Tom Smart, Deseret News
The recession-induced frugality and financial responsibility may be wearing off as the economy improves, a report indicates.
"After years of cutting debt levels," says Kathleen Madigan at The Wall Street Journal, "consumers are willing to borrow again."
The news comes from the Federal Reserve, which released December's consumer credit statistics.
Justin Loiseau at The Motley Fool explains the overall rise.
"After advancing at a seasonally adjusted annual rate of 4.8 percent for November, this month's consumer credit pushed ahead on a sizable $5 billion increase in revolving credit. In absolute terms, analysts had expected an overall $12 billion rise, $6.8 billion short of actual expansion."
Reuters says the non-revolving credit (auto loans, student loans and the like) rose $5 billion in December versus going up $465 million the month before.

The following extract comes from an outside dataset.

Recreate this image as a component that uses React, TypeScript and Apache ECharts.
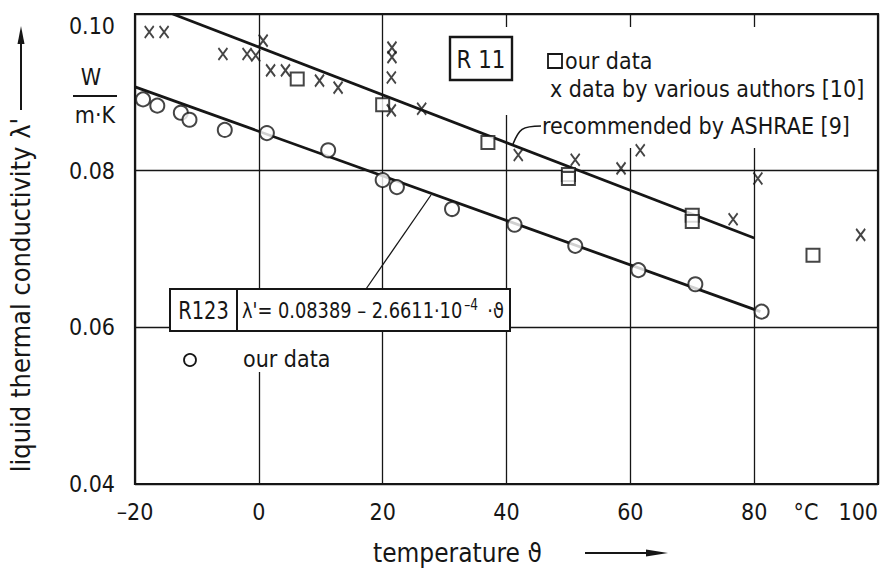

Non-revolving credit such as credit cards really jumped up though, the report indicates.
"Non-revolving credit, which includes auto loans as well as student loans made by the government increased $13.8 billion in December," Reuters says.
"Gains in household wealth tied to higher stock and property values are giving Americans the wherewithal to carry bigger credit-card balances as the job market struggles to pick up," says Katherine Peralta at Bloomberg. "Stronger wage growth would help provide more fuel for the consumer purchases that account for almost 70 percent of the economy."
Americans aren't the only ones jumping back into debt, however.
Madigan, in her article at The Wall Street Journal, quotes economist Kristin Reynolds: "Evidently, consumers increased their borrowing to finance some of their holiday spending."
Michael Klimes at International Business Times says consumer credit in the UK "in the form of credit cards, car financing, personal loans and mortgages, is set to hit its highest level since 2010."